Just thinking about Hitchens, engaging with him, is to jump into a series of yoga poses without having so much as done a toe-touch in years. The mind aches at the splintering fibers, but a steady routine of this will make me fit and, as is yoga’s wont, more godly (take that, Hitch). I worry that trying too hard to learn from or emulate him is bad for the beginner—I have a book of essays by Michael Chabon that, while still pyrotechnic, are not quite as hard on the muscles. (But Zak! This is boot camp, son! You are applying to graduate school, at some of the nation’s top programs, and to be called a Master no less! Buck up, soldier!) (And there goes my lifetime allotment of exclamation marks. And probably parentheses.)
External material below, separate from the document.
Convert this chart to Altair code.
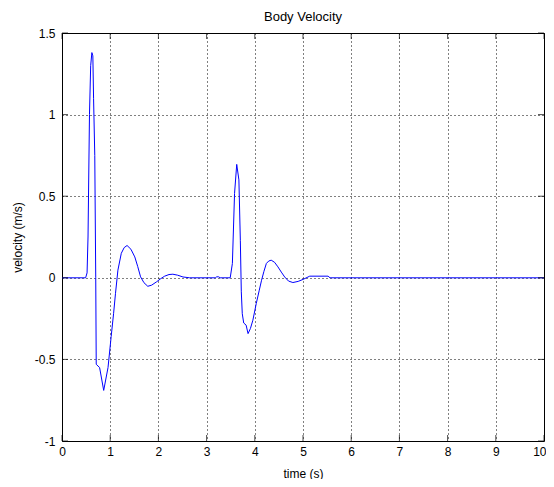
import altair as alt
import pandas as pd

time_s = [0, 0.49, 0.52, 0.54, 0.57, 0.595, 0.62, 0.64, 0.655, 0.68, 0.70, 0.71,
          0.78, 0.865, 0.955, 1.02, 1.07, 1.11, 1.16, 1.23, 1.29, 1.35, 1.43,
          1.51, 1.57, 1.63, 1.70, 1.78, 1.86, 1.96, 2.05, 2.13, 2.22, 2.30,
          2.40, 2.51, 2.65, 3.18, 3.21, 3.25, 3.28, 3.49, 3.535, 3.58, 3.625,
          3.67, 3.70, 3.72, 3.74, 3.77, 3.82, 3.86, 3.91, 3.96, 4.03, 4.09,
          4.14, 4.19, 4.24, 4.29, 4.34, 4.41, 4.48, 4.55, 4.62, 4.70, 4.79,
          4.90, 5.0, 5.14, 5.52, 5.56, 10]
velocity = [0, 0, 0.03, 0.25, 1.0, 1.3, 1.38, 1.36, 1.1, 0.75, 0.0, -0.53,
            -0.55, -0.69, -0.55, -0.36, -0.22, -0.095, 0.047, 0.15, 0.185,
            0.198, 0.175, 0.128, 0.07, 0.006, -0.03, -0.052, -0.045, -0.025,
            -0.005, 0.01, 0.02, 0.022, 0.016, 0.005, 0, 0, 0.006, 0.006, 0, 0,
            0.088, 0.517, 0.695, 0.6, 0.23, -0.086, -0.22, -0.277, -0.29,
            -0.342, -0.31, -0.26, -0.158, -0.08, -0.015, 0.04, 0.088, 0.103,
            0.108, 0.095, 0.067, 0.035, 0.005, -0.02, -0.029, -0.022, -0.01,
            0.01, 0.01, 0, 0]

x_ticks = [0, 1, 2, 3, 4, 5, 6, 7, 8, 9, 10]
y_ticks = [-1, -0.5, 0, 0.5, 1, 1.5]

df = pd.DataFrame({"t": time_s, "v": velocity})
xt = pd.DataFrame({"x": x_ticks})
yt = pd.DataFrame({"y": y_ticks})

FONT = "Liberation Sans"
xs = alt.Scale(domain=[0, 10], nice=False)
ys = alt.Scale(domain=[-1, 1.5], nice=False)

x_axis = alt.Axis(values=x_ticks, labelExpr="datum.value + ''", grid=True,
                  gridDash=[1, 3], gridColor="black", gridOpacity=1, ticks=False,
                  domain=False, labelFont=FONT, labelFontSize=12,
                  labelColor="black", labelPadding=5,
                  labelAlign={"condition": {"test": "datum.value == 10", "value": "right"},
                              "value": "center"},
                  labelOffset={"condition": {"test": "datum.value == 10", "value": 2},
                               "value": 0},
                  title="time (s)", titleFont=FONT, titleFontSize=12,
                  titleFontWeight="normal", titleColor="black", titlePadding=11,
                  labelFlush=False)
y_axis = alt.Axis(values=y_ticks, labelExpr="datum.value + ''", grid=True,
                  gridDash=[1, 3], gridColor="black", gridOpacity=1, ticks=False,
                  domain=False, labelFont=FONT, labelFontSize=12,
                  labelColor="black", labelPadding=7, title="velocity (m/s)",
                  titleFont=FONT, titleFontSize=12, titleFontWeight="normal",
                  titleColor="black", titlePadding=10, labelFlush=False)

line = alt.Chart(df).mark_line(color="#0000ff", strokeWidth=1, interpolate="linear").encode(
    x=alt.X("t:Q", scale=xs, axis=x_axis),
    y=alt.Y("v:Q", scale=ys, axis=y_axis),
)

tick_len = 6
bottom_ticks = alt.Chart(xt).mark_tick(color="black", size=tick_len, thickness=1,
                                       yOffset=-tick_len / 2).encode(
    x=alt.X("x:Q", scale=xs), y=alt.datum(-1, scale=ys))
top_ticks = alt.Chart(xt).mark_tick(color="black", size=tick_len, thickness=1,
                                    yOffset=tick_len / 2).encode(
    x=alt.X("x:Q", scale=xs), y=alt.datum(1.5, scale=ys))
left_ticks = alt.Chart(yt).mark_tick(color="black", size=tick_len, thickness=1,
                                     xOffset=tick_len / 2, orient="horizontal").encode(
    y=alt.Y("y:Q", scale=ys), x=alt.datum(0, scale=xs))
right_ticks = alt.Chart(yt).mark_tick(color="black", size=tick_len, thickness=1,
                                      xOffset=-tick_len / 2, orient="horizontal").encode(
    y=alt.Y("y:Q", scale=ys), x=alt.datum(10, scale=xs))

chart = alt.layer(line, bottom_ticks, top_ticks, left_ticks, right_ticks).properties(
    width=482, height=408,
    title=alt.TitleParams("Body Velocity", font=FONT, fontSize=13,
                          fontWeight="normal", color="black", offset=3),
    autosize=alt.AutoSizeParams(type="none"),
    padding={"left": 54, "top": 25, "right": 2, "bottom": 38},
    background="white",
).configure_view(stroke="black", strokeWidth=1)

chart.save("out.html", embed_options={"renderer": "svg", "actions": False})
The problem, as I see it, is that not only am I not as widely read as Hitchens, but I don’t have quite the memory that he has. I know he’s revised his essays and had fact-checkers at Vanity Fair looking up tidbits for him, but you can’t pull the kind of analogies he pulls without at least knowing what he was aiming for, and recalling it instantly. How he did that and polish off a bottle of booze before lunch I will never understand. But it’s heartening to see how wide-ranging his essays are. An essay on Ben Franklin might touch on Horatio Alger, Mark Twain, and “moral jujitsu” before coming full circle to discuss whatever text he is meant to be reviewing. He strikes me rather like a Muir, in that sense: giddy and rhapsodic in his own vast environment, drawing connections that are his alone to draw. Muir’s stomping ground is Nature, for Hitchens it’s Letters.
So I have several topics I’m exploring, in several concurrent essays: (1) reviving an old essay I wrote on hoaxes as a literary/folkloric form; (2) a paper on Tacoma, and the philosophical question of whether or not there are objectively Bad cities; and (3) rhubarb.
“Balloon Boy” (my paper on hoaxes) is the odds-on favorite, as it already has mass, shape, and battle scars. The Tacoma piece (tentatively titled “Thrice All American,” after the Neko Case song) is the plucky upstart, gaining momentum, though it may have a tragic flaw (I may be too embittered about the subject to write objectively, thus necessitating a change of form or tone). The rhubarb piece is the dark horse: I’m revamping a puff piece I wrote when I was still working for the tourism bureau, incorporating the first-hand reporting I did about the City of Sumner—the Rhubarb Pie Capital—into a meditation on themed towns and branded cities (Leavenworth is still very much on my mind). I’ve got exactly two weeks before this is due, so it might be a photo finish. It will be a fine expository essay, I’m sure of it. Let’s just hope I don’t end up pulling it out of my ass.